● DIRECTIVE: All of the data should be repeated exactly; pictures are not part of the copy.

● DATA:

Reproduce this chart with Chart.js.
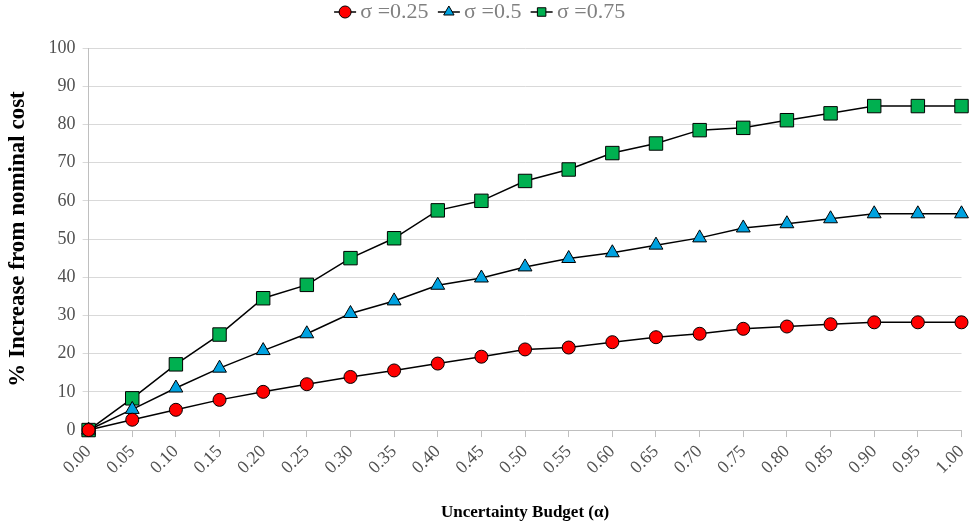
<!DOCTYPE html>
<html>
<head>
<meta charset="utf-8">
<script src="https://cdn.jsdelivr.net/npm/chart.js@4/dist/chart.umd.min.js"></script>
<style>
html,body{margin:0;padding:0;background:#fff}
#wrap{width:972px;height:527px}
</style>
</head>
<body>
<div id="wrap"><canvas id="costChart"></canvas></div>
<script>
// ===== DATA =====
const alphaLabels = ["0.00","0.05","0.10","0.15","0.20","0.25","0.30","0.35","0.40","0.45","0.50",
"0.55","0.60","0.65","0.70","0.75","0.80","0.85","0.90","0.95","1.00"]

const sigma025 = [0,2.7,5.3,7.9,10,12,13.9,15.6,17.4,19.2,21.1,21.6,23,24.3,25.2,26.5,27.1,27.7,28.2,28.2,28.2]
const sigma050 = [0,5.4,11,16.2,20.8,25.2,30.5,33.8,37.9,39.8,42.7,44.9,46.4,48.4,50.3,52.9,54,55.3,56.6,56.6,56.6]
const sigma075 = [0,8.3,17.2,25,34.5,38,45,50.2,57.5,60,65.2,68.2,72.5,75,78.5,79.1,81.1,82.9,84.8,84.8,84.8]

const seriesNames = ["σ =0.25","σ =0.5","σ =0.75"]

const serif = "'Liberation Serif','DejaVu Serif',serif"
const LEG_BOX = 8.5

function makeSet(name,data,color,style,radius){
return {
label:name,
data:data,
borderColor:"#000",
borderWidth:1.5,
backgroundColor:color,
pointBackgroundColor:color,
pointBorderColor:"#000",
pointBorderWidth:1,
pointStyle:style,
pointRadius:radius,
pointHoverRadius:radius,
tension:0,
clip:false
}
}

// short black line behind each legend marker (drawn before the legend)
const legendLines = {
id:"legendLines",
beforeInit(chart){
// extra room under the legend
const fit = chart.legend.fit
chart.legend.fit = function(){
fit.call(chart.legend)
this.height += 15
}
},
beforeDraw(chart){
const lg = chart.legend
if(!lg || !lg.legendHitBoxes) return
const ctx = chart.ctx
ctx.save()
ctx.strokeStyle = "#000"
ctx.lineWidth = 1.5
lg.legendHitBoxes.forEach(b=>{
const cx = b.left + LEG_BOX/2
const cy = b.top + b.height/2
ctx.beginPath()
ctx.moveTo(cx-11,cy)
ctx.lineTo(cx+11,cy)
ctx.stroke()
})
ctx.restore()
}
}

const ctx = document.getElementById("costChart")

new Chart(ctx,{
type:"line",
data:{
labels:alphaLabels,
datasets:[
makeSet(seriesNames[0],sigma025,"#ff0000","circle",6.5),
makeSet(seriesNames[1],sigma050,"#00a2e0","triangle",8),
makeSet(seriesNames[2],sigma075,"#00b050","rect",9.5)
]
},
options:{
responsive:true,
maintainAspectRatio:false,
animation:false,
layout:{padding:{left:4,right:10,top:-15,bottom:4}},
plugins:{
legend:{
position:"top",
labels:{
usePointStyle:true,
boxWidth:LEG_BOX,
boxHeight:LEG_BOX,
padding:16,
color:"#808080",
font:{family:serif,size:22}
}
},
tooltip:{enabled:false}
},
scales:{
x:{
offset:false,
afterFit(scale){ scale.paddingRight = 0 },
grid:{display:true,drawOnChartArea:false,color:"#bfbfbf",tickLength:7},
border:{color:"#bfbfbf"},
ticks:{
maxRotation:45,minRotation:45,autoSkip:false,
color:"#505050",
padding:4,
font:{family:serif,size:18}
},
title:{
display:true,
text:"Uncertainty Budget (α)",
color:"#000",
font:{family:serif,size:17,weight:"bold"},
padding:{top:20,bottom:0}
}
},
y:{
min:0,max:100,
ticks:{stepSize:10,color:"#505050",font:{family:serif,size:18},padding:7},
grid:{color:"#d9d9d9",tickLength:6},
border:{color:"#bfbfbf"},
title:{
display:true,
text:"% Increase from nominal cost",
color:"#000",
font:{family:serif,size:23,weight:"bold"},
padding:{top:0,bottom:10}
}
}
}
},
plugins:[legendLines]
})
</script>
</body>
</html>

● ANSWER TO THE EXERCISE:
Reproduce this chart with Chart.js.
<!DOCTYPE html>
<html>
<head>
<meta charset="utf-8">
<script src="https://cdn.jsdelivr.net/npm/chart.js@4/dist/chart.umd.min.js"></script>
<style>
html,body{margin:0;padding:0;background:#fff}
#wrap{width:972px;height:527px}
</style>
</head>
<body>
<div id="wrap"><canvas id="costChart"></canvas></div>
<script>
// ===== DATA =====
const alphaLabels = ["0.00","0.05","0.10","0.15","0.20","0.25","0.30","0.35","0.40","0.45","0.50",
"0.55","0.60","0.65","0.70","0.75","0.80","0.85","0.90","0.95","1.00"]

const sigma025 = [0,2.7,5.3,7.9,10,12,13.9,15.6,17.4,19.2,21.1,21.6,23,24.3,25.2,26.5,27.1,27.7,28.2,28.2,28.2]
const sigma050 = [0,5.4,11,16.2,20.8,25.2,30.5,33.8,37.9,39.8,42.7,44.9,46.4,48.4,50.3,52.9,54,55.3,56.6,56.6,56.6]
const sigma075 = [0,8.3,17.2,25,34.5,38,45,50.2,57.5,60,65.2,68.2,72.5,75,78.5,79.1,81.1,82.9,84.8,84.8,84.8]

const seriesNames = ["σ =0.25","σ =0.5","σ =0.75"]

const serif = "'Liberation Serif','DejaVu Serif',serif"
const LEG_BOX = 8.5

function makeSet(name,data,color,style,radius){
return {
label:name,
data:data,
borderColor:"#000",
borderWidth:1.5,
backgroundColor:color,
pointBackgroundColor:color,
pointBorderColor:"#000",
pointBorderWidth:1,
pointStyle:style,
pointRadius:radius,
pointHoverRadius:radius,
tension:0,
clip:false
}
}

// short black line behind each legend marker (drawn before the legend)
const legendLines = {
id:"legendLines",
beforeInit(chart){
// extra room under the legend
const fit = chart.legend.fit
chart.legend.fit = function(){
fit.call(chart.legend)
this.height += 15
}
},
beforeDraw(chart){
const lg = chart.legend
if(!lg || !lg.legendHitBoxes) return
const ctx = chart.ctx
ctx.save()
ctx.strokeStyle = "#000"
ctx.lineWidth = 1.5
lg.legendHitBoxes.forEach(b=>{
const cx = b.left + LEG_BOX/2
const cy = b.top + b.height/2
ctx.beginPath()
ctx.moveTo(cx-11,cy)
ctx.lineTo(cx+11,cy)
ctx.stroke()
})
ctx.restore()
}
}

const ctx = document.getElementById("costChart")

new Chart(ctx,{
type:"line",
data:{
labels:alphaLabels,
datasets:[
makeSet(seriesNames[0],sigma025,"#ff0000","circle",6.5),
makeSet(seriesNames[1],sigma050,"#00a2e0","triangle",8),
makeSet(seriesNames[2],sigma075,"#00b050","rect",9.5)
]
},
options:{
responsive:true,
maintainAspectRatio:false,
animation:false,
layout:{padding:{left:4,right:10,top:-15,bottom:4}},
plugins:{
legend:{
position:"top",
labels:{
usePointStyle:true,
boxWidth:LEG_BOX,
boxHeight:LEG_BOX,
padding:16,
color:"#808080",
font:{family:serif,size:22}
}
},
tooltip:{enabled:false}
},
scales:{
x:{
offset:false,
afterFit(scale){ scale.paddingRight = 0 },
grid:{display:true,drawOnChartArea:false,color:"#bfbfbf",tickLength:7},
border:{color:"#bfbfbf"},
ticks:{
maxRotation:45,minRotation:45,autoSkip:false,
color:"#505050",
padding:4,
font:{family:serif,size:18}
},
title:{
display:true,
text:"Uncertainty Budget (α)",
color:"#000",
font:{family:serif,size:17,weight:"bold"},
padding:{top:20,bottom:0}
}
},
y:{
min:0,max:100,
ticks:{stepSize:10,color:"#505050",font:{family:serif,size:18},padding:7},
grid:{color:"#d9d9d9",tickLength:6},
border:{color:"#bfbfbf"},
title:{
display:true,
text:"% Increase from nominal cost",
color:"#000",
font:{family:serif,size:23,weight:"bold"},
padding:{top:0,bottom:10}
}
}
}
},
plugins:[legendLines]
})
</script>
</body>
</html>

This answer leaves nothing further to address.